## WORK TO BE COMPLETED
Track down every line below that holds "React" and copy it.

## INPUT FOR THIS TASK
:::::

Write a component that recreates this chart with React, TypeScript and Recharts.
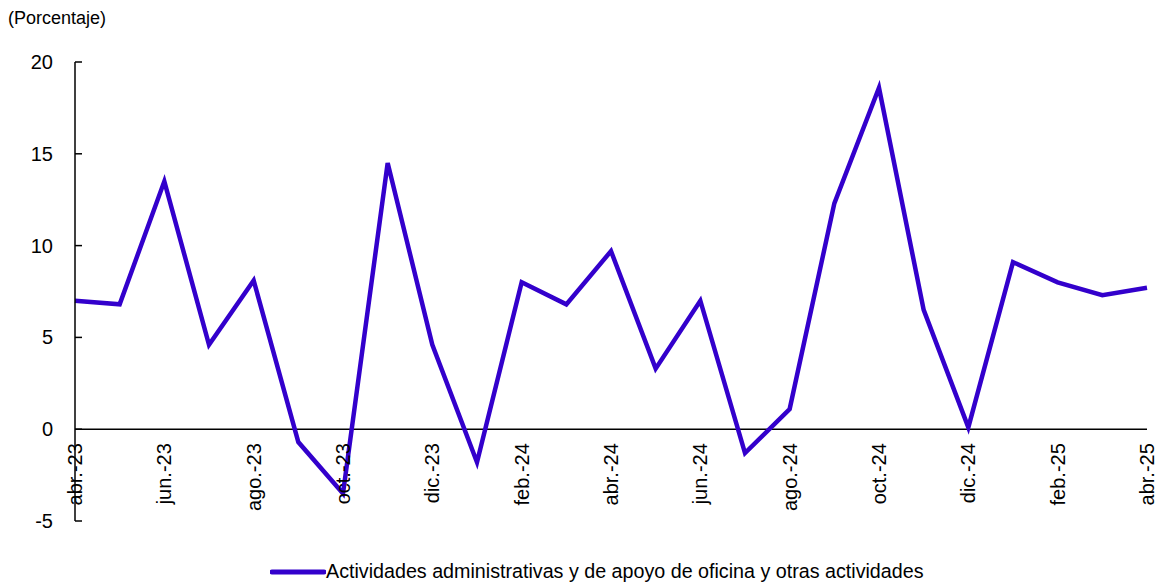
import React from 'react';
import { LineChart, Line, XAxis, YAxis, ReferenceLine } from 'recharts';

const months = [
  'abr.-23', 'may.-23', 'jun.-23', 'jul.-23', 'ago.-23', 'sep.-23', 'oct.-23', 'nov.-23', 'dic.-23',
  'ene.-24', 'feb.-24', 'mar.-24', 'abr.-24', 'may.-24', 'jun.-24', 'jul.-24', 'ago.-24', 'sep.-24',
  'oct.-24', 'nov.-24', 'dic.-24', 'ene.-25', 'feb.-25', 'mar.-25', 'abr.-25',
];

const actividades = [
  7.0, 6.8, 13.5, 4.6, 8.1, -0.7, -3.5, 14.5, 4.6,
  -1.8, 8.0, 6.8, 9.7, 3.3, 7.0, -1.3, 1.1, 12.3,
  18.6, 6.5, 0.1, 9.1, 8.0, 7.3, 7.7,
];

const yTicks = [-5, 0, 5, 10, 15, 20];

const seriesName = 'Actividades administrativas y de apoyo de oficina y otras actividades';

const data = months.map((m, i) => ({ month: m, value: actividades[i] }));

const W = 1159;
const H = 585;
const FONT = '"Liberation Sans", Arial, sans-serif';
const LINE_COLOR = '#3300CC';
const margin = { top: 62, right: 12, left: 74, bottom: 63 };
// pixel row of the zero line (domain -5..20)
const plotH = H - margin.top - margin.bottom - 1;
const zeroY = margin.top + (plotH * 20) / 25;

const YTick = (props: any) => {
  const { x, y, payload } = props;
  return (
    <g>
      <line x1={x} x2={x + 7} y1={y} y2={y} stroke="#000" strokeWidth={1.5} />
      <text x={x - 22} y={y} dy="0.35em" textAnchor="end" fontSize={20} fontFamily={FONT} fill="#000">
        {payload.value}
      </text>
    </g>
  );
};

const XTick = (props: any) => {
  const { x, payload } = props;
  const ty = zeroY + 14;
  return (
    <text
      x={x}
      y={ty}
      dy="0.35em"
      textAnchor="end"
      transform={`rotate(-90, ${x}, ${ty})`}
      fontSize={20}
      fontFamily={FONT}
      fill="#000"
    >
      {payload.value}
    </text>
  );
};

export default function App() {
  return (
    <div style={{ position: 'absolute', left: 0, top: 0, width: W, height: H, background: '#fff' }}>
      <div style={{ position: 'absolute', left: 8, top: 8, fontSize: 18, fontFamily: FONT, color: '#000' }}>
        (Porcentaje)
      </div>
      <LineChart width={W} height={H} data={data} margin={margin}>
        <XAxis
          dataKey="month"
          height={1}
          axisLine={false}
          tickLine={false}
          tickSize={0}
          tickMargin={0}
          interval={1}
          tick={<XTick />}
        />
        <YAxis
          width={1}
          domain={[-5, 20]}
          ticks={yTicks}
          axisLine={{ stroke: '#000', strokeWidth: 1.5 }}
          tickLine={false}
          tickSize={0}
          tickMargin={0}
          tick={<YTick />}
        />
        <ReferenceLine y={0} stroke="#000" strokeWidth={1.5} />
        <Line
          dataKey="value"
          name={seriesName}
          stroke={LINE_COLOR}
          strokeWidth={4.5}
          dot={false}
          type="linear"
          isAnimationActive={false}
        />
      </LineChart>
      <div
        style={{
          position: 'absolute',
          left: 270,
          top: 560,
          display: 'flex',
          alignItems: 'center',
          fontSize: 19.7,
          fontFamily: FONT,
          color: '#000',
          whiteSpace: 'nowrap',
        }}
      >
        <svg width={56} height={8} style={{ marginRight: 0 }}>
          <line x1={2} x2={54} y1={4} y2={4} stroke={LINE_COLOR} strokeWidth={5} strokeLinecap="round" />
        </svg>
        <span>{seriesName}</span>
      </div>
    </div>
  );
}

:::::

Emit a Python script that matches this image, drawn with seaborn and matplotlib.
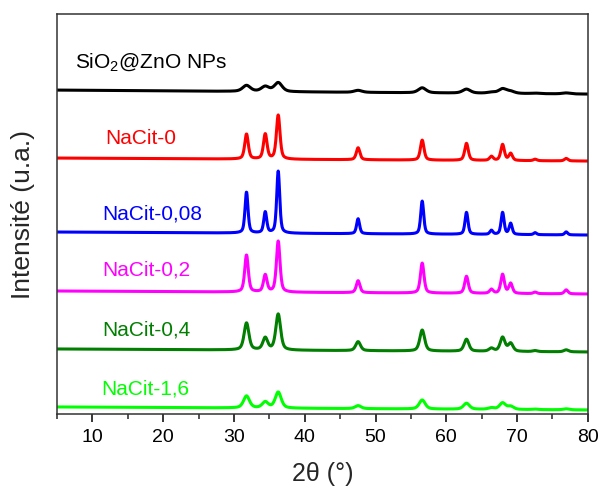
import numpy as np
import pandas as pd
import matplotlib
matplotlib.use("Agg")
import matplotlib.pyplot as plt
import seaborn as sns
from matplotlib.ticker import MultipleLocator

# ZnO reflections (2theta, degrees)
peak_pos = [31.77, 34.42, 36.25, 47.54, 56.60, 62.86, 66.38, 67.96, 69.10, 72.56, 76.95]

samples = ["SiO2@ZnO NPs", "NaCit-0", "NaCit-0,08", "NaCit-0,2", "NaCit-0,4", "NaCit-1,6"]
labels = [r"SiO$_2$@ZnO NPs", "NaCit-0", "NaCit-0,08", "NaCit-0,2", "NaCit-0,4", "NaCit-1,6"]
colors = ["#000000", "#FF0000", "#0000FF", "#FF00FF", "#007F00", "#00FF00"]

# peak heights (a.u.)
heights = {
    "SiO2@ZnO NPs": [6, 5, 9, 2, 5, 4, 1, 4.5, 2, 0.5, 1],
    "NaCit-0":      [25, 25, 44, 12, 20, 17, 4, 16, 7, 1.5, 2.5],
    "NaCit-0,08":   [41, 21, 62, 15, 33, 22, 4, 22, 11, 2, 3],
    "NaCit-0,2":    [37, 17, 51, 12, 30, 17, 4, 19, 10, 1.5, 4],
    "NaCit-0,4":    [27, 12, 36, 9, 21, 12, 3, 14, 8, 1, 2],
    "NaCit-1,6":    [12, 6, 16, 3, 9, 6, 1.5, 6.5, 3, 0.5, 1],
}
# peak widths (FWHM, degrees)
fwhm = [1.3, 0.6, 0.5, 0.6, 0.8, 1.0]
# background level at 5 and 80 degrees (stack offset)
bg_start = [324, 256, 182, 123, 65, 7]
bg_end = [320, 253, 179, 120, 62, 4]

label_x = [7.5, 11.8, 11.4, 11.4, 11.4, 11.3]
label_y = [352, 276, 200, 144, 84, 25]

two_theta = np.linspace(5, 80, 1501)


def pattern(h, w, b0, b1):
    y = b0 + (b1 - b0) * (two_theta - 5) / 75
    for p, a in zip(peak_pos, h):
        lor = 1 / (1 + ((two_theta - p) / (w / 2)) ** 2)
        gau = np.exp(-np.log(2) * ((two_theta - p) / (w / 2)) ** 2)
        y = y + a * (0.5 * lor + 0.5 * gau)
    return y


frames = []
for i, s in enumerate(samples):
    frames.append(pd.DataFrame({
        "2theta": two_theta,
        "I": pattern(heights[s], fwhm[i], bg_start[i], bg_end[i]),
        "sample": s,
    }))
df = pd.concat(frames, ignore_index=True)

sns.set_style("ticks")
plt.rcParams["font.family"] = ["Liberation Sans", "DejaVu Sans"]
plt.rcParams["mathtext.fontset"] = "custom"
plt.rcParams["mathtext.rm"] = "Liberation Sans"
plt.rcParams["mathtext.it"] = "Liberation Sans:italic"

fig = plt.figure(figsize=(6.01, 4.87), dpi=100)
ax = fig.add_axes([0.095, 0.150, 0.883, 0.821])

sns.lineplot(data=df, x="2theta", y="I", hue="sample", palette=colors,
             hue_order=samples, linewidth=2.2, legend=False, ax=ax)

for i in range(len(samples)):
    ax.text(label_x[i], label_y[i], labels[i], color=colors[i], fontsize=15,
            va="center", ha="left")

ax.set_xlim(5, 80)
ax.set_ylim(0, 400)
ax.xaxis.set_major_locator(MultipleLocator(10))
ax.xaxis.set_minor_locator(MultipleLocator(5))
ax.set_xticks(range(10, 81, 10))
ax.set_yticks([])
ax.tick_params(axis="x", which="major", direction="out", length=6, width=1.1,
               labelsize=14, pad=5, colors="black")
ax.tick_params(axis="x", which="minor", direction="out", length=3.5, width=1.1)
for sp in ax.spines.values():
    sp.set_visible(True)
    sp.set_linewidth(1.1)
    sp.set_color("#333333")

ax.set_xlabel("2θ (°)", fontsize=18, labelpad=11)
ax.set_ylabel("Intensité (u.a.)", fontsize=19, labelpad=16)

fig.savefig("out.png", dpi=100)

:::::

## FINAL RESULT
Write a component that recreates this chart with React, TypeScript and Recharts.
import React from 'react';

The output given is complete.